Some folks have been asking just what it is they pay me to do here. Here it is. When a plane comes in it can be so cold that they need heat on the engines and brakes. This keeps them from getting condensation and locking up. The C-17 below can only stay so long. After a few hours it needs to move or it will start sinking into the ice. Over the course of several hours the ice will actualy bend below it. C-130s are light enough to stay indefinitely.
We use either trucks or a tracked caterpillar to drag stuff to and from the airplanes. They always need a power cart which is the more orange looking box above. Below is a picture of the airfield from ob hill. There are no planes. You can make out the runway on the far edge of everything. The road out is in front. I've been running back and forth to work recently. Road out there is about a mile but its hard to tell, there nothing to gauge it by.
So about 75% is dragging heaters and power carts around to airplanes. The rest of the time varies. We inspect the runway a couple times a day. If the planes break we get the National Guard the stuff they need to work on the airplanes and we empty the toilets. Thats it. We spend some days fairly busy, others we wait around for something to do.
On another note. Just outside of town, very close to the ice pier is Scotts hut. Built in 1902 and used by several expeditions. Due to the dry air here nothing rotts so the hut a very well preserved.

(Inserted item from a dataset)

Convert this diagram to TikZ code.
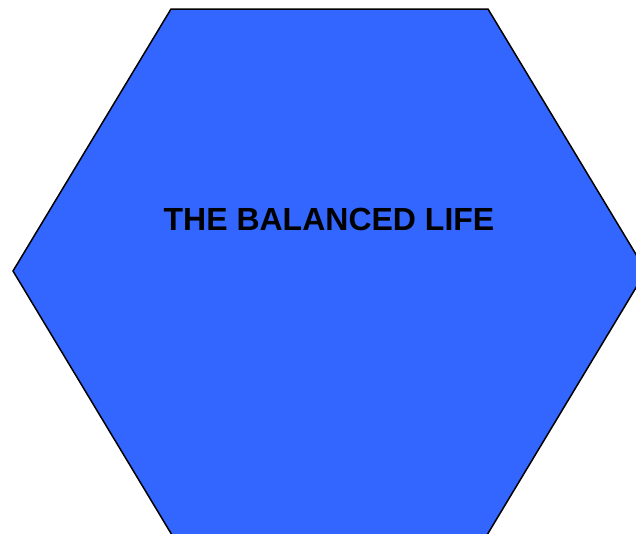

They never used it for shelter, it was a design that got used alot in the outback so it held heat very poorly.
The food they left out is still there and some of the seals and penguins they had killed are mumified.


These dog bucuits looked almost good enough to eat, almost.
Heres one from scott base nearby. The winterover crew did a perfect recreation of the last supper for thier yearly picture. This one isnt that clear but you get the idea.

1 comment:

Karen said...

That old shed is awesome. It's like what you would see in a museum somewhere...or at Disney, recreated explorer's huts reconstructed in plastic for the masses. But you saw the real thing untouched? That's great.